(TASK DESCRIPTION): Images do not belong in the copy. Retype all the entries below exactly.

Dataset rows:
— START —
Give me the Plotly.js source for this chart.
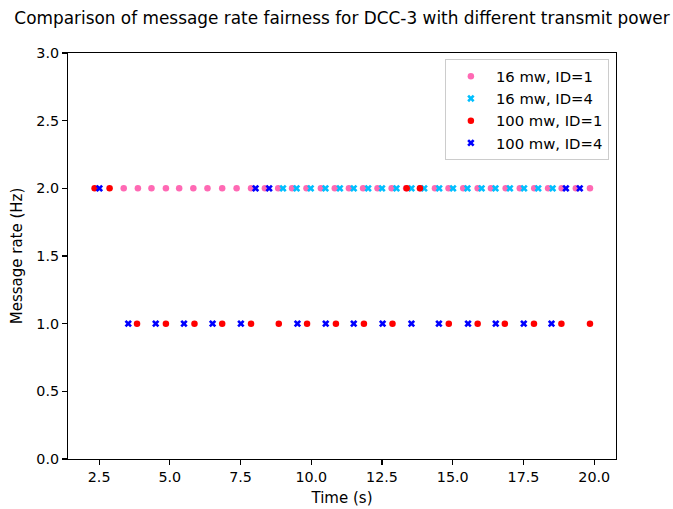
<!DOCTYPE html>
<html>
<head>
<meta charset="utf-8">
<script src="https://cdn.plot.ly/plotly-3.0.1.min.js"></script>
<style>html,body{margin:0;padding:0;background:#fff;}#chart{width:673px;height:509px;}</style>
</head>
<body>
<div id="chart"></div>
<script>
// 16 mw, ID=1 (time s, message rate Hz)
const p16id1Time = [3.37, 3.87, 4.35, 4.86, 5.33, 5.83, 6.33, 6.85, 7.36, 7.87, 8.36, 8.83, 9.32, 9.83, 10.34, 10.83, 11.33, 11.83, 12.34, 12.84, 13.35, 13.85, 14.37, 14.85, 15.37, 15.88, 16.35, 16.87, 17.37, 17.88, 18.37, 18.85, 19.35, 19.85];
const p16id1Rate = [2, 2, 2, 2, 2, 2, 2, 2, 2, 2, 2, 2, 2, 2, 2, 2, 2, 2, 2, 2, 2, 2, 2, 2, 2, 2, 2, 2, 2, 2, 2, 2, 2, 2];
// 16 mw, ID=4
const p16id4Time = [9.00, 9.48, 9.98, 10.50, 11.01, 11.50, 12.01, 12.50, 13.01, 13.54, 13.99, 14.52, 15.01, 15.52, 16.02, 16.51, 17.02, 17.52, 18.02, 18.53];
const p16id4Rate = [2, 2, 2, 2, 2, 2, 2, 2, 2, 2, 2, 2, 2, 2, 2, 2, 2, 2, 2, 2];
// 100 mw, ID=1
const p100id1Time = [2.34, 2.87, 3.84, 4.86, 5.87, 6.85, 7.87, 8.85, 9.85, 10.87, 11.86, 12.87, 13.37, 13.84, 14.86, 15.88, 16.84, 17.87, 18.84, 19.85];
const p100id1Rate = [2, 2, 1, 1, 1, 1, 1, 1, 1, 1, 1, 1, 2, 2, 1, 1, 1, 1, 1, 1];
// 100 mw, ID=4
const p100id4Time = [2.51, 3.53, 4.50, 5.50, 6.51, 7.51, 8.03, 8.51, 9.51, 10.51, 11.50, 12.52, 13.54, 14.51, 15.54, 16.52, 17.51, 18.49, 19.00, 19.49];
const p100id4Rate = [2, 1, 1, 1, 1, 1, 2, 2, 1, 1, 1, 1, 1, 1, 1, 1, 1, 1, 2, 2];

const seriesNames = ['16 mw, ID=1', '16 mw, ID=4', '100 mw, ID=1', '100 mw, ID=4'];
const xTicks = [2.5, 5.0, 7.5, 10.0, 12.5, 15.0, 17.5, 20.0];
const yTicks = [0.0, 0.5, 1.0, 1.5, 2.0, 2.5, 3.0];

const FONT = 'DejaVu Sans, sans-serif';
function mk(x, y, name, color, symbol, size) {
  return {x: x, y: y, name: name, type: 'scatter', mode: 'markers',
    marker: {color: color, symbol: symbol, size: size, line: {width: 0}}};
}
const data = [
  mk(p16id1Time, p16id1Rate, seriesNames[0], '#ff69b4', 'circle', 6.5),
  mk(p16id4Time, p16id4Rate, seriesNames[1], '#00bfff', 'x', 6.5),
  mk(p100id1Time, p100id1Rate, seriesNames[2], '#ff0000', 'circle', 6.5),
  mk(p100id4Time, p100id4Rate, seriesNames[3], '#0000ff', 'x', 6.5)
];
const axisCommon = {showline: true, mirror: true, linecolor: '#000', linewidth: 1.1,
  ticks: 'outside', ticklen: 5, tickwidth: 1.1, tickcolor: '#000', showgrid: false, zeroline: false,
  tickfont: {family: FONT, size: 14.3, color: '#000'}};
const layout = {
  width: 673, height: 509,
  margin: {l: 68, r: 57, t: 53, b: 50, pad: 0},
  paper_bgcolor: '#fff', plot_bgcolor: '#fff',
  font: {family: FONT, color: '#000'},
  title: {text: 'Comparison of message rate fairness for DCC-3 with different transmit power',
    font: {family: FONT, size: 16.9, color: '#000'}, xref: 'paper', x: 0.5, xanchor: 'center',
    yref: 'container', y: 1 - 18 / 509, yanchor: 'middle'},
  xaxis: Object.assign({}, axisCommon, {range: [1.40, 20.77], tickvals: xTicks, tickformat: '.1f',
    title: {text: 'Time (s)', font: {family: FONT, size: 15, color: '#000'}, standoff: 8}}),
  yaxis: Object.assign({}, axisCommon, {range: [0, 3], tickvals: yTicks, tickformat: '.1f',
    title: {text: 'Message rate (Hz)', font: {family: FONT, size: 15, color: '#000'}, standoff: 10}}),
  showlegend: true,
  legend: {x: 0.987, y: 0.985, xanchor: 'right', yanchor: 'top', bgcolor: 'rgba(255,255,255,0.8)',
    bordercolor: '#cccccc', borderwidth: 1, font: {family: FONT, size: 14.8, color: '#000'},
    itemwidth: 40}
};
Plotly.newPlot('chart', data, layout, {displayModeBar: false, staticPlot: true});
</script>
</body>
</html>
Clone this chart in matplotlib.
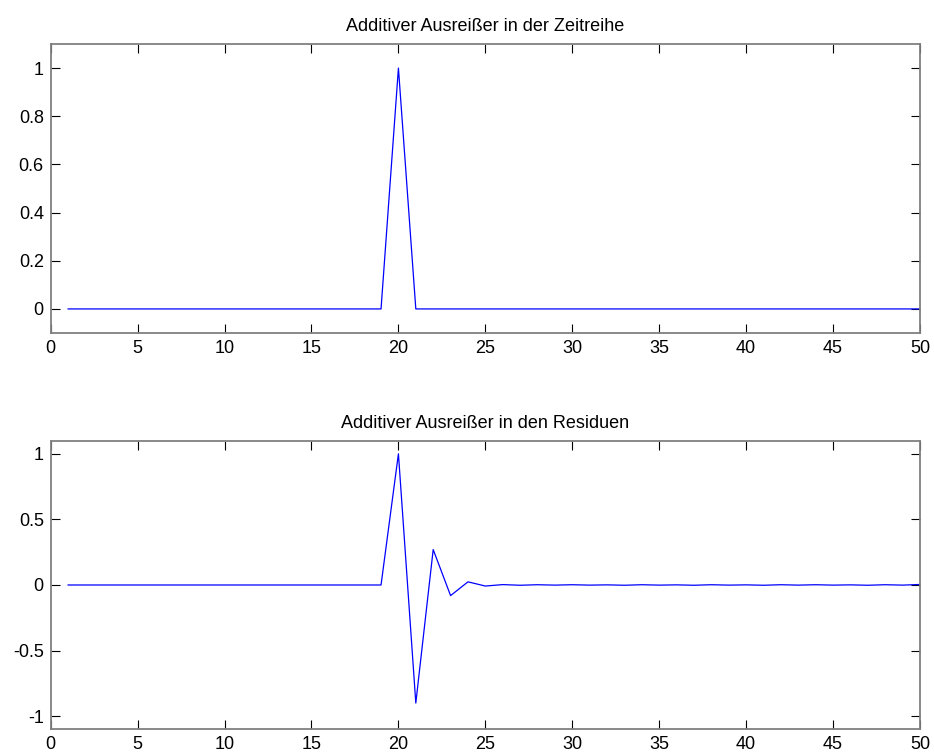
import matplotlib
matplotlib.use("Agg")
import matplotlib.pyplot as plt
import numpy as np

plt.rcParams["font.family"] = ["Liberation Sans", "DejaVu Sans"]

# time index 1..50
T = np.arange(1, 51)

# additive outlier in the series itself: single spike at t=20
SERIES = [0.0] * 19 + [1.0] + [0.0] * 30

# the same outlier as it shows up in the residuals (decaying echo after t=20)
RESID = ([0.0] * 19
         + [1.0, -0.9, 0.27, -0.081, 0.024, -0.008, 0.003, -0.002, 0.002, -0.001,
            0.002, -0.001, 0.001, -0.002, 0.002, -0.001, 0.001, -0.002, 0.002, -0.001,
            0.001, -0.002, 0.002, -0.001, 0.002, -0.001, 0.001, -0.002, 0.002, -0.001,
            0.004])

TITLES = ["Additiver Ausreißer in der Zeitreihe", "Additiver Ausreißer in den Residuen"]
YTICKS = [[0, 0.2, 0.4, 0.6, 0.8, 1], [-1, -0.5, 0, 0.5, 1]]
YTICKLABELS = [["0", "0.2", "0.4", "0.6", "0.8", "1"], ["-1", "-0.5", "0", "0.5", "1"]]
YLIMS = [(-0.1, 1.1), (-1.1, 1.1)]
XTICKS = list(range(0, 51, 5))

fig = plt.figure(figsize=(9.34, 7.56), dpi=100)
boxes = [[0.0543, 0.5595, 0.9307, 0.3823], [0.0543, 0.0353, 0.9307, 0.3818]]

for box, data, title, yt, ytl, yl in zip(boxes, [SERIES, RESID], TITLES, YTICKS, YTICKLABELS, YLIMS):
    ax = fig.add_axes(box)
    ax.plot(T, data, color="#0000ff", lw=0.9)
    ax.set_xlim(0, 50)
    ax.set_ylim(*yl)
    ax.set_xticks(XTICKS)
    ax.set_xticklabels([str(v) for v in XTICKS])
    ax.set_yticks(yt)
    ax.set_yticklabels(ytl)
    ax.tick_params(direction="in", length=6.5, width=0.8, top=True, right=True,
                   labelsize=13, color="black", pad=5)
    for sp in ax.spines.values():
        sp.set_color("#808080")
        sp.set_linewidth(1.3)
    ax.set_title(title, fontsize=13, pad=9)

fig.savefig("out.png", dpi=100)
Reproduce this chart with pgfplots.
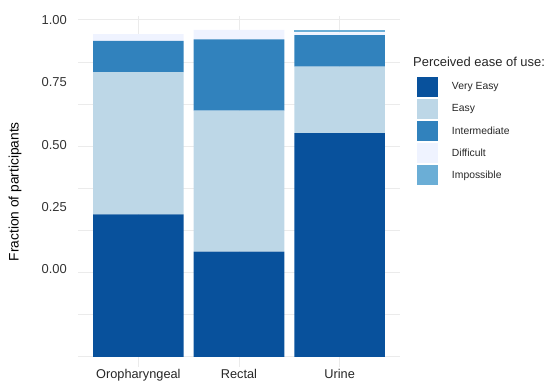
— END —
(SOLVED PROBLEM):
Give me the Plotly.js source for this chart.
<!DOCTYPE html>
<html>
<head>
<meta charset="utf-8">
<script src="https://cdn.plot.ly/plotly-3.0.1.min.js"></script>
<style>html,body{margin:0;padding:0;background:#fff;}#chart{width:673px;height:509px;}</style>
</head>
<body>
<div id="chart"></div>
<script>
// 16 mw, ID=1 (time s, message rate Hz)
const p16id1Time = [3.37, 3.87, 4.35, 4.86, 5.33, 5.83, 6.33, 6.85, 7.36, 7.87, 8.36, 8.83, 9.32, 9.83, 10.34, 10.83, 11.33, 11.83, 12.34, 12.84, 13.35, 13.85, 14.37, 14.85, 15.37, 15.88, 16.35, 16.87, 17.37, 17.88, 18.37, 18.85, 19.35, 19.85];
const p16id1Rate = [2, 2, 2, 2, 2, 2, 2, 2, 2, 2, 2, 2, 2, 2, 2, 2, 2, 2, 2, 2, 2, 2, 2, 2, 2, 2, 2, 2, 2, 2, 2, 2, 2, 2];
// 16 mw, ID=4
const p16id4Time = [9.00, 9.48, 9.98, 10.50, 11.01, 11.50, 12.01, 12.50, 13.01, 13.54, 13.99, 14.52, 15.01, 15.52, 16.02, 16.51, 17.02, 17.52, 18.02, 18.53];
const p16id4Rate = [2, 2, 2, 2, 2, 2, 2, 2, 2, 2, 2, 2, 2, 2, 2, 2, 2, 2, 2, 2];
// 100 mw, ID=1
const p100id1Time = [2.34, 2.87, 3.84, 4.86, 5.87, 6.85, 7.87, 8.85, 9.85, 10.87, 11.86, 12.87, 13.37, 13.84, 14.86, 15.88, 16.84, 17.87, 18.84, 19.85];
const p100id1Rate = [2, 2, 1, 1, 1, 1, 1, 1, 1, 1, 1, 1, 2, 2, 1, 1, 1, 1, 1, 1];
// 100 mw, ID=4
const p100id4Time = [2.51, 3.53, 4.50, 5.50, 6.51, 7.51, 8.03, 8.51, 9.51, 10.51, 11.50, 12.52, 13.54, 14.51, 15.54, 16.52, 17.51, 18.49, 19.00, 19.49];
const p100id4Rate = [2, 1, 1, 1, 1, 1, 2, 2, 1, 1, 1, 1, 1, 1, 1, 1, 1, 1, 2, 2];

const seriesNames = ['16 mw, ID=1', '16 mw, ID=4', '100 mw, ID=1', '100 mw, ID=4'];
const xTicks = [2.5, 5.0, 7.5, 10.0, 12.5, 15.0, 17.5, 20.0];
const yTicks = [0.0, 0.5, 1.0, 1.5, 2.0, 2.5, 3.0];

const FONT = 'DejaVu Sans, sans-serif';
function mk(x, y, name, color, symbol, size) {
  return {x: x, y: y, name: name, type: 'scatter', mode: 'markers',
    marker: {color: color, symbol: symbol, size: size, line: {width: 0}}};
}
const data = [
  mk(p16id1Time, p16id1Rate, seriesNames[0], '#ff69b4', 'circle', 6.5),
  mk(p16id4Time, p16id4Rate, seriesNames[1], '#00bfff', 'x', 6.5),
  mk(p100id1Time, p100id1Rate, seriesNames[2], '#ff0000', 'circle', 6.5),
  mk(p100id4Time, p100id4Rate, seriesNames[3], '#0000ff', 'x', 6.5)
];
const axisCommon = {showline: true, mirror: true, linecolor: '#000', linewidth: 1.1,
  ticks: 'outside', ticklen: 5, tickwidth: 1.1, tickcolor: '#000', showgrid: false, zeroline: false,
  tickfont: {family: FONT, size: 14.3, color: '#000'}};
const layout = {
  width: 673, height: 509,
  margin: {l: 68, r: 57, t: 53, b: 50, pad: 0},
  paper_bgcolor: '#fff', plot_bgcolor: '#fff',
  font: {family: FONT, color: '#000'},
  title: {text: 'Comparison of message rate fairness for DCC-3 with different transmit power',
    font: {family: FONT, size: 16.9, color: '#000'}, xref: 'paper', x: 0.5, xanchor: 'center',
    yref: 'container', y: 1 - 18 / 509, yanchor: 'middle'},
  xaxis: Object.assign({}, axisCommon, {range: [1.40, 20.77], tickvals: xTicks, tickformat: '.1f',
    title: {text: 'Time (s)', font: {family: FONT, size: 15, color: '#000'}, standoff: 8}}),
  yaxis: Object.assign({}, axisCommon, {range: [0, 3], tickvals: yTicks, tickformat: '.1f',
    title: {text: 'Message rate (Hz)', font: {family: FONT, size: 15, color: '#000'}, standoff: 10}}),
  showlegend: true,
  legend: {x: 0.987, y: 0.985, xanchor: 'right', yanchor: 'top', bgcolor: 'rgba(255,255,255,0.8)',
    bordercolor: '#cccccc', borderwidth: 1, font: {family: FONT, size: 14.8, color: '#000'},
    itemwidth: 40}
};
Plotly.newPlot('chart', data, layout, {displayModeBar: false, staticPlot: true});
</script>
</body>
</html>
Clone this chart in matplotlib.
import matplotlib
matplotlib.use("Agg")
import matplotlib.pyplot as plt
import numpy as np

plt.rcParams["font.family"] = ["Liberation Sans", "DejaVu Sans"]

# time index 1..50
T = np.arange(1, 51)

# additive outlier in the series itself: single spike at t=20
SERIES = [0.0] * 19 + [1.0] + [0.0] * 30

# the same outlier as it shows up in the residuals (decaying echo after t=20)
RESID = ([0.0] * 19
         + [1.0, -0.9, 0.27, -0.081, 0.024, -0.008, 0.003, -0.002, 0.002, -0.001,
            0.002, -0.001, 0.001, -0.002, 0.002, -0.001, 0.001, -0.002, 0.002, -0.001,
            0.001, -0.002, 0.002, -0.001, 0.002, -0.001, 0.001, -0.002, 0.002, -0.001,
            0.004])

TITLES = ["Additiver Ausreißer in der Zeitreihe", "Additiver Ausreißer in den Residuen"]
YTICKS = [[0, 0.2, 0.4, 0.6, 0.8, 1], [-1, -0.5, 0, 0.5, 1]]
YTICKLABELS = [["0", "0.2", "0.4", "0.6", "0.8", "1"], ["-1", "-0.5", "0", "0.5", "1"]]
YLIMS = [(-0.1, 1.1), (-1.1, 1.1)]
XTICKS = list(range(0, 51, 5))

fig = plt.figure(figsize=(9.34, 7.56), dpi=100)
boxes = [[0.0543, 0.5595, 0.9307, 0.3823], [0.0543, 0.0353, 0.9307, 0.3818]]

for box, data, title, yt, ytl, yl in zip(boxes, [SERIES, RESID], TITLES, YTICKS, YTICKLABELS, YLIMS):
    ax = fig.add_axes(box)
    ax.plot(T, data, color="#0000ff", lw=0.9)
    ax.set_xlim(0, 50)
    ax.set_ylim(*yl)
    ax.set_xticks(XTICKS)
    ax.set_xticklabels([str(v) for v in XTICKS])
    ax.set_yticks(yt)
    ax.set_yticklabels(ytl)
    ax.tick_params(direction="in", length=6.5, width=0.8, top=True, right=True,
                   labelsize=13, color="black", pad=5)
    for sp in ax.spines.values():
        sp.set_color("#808080")
        sp.set_linewidth(1.3)
    ax.set_title(title, fontsize=13, pad=9)

fig.savefig("out.png", dpi=100)
Reproduce this chart with pgfplots.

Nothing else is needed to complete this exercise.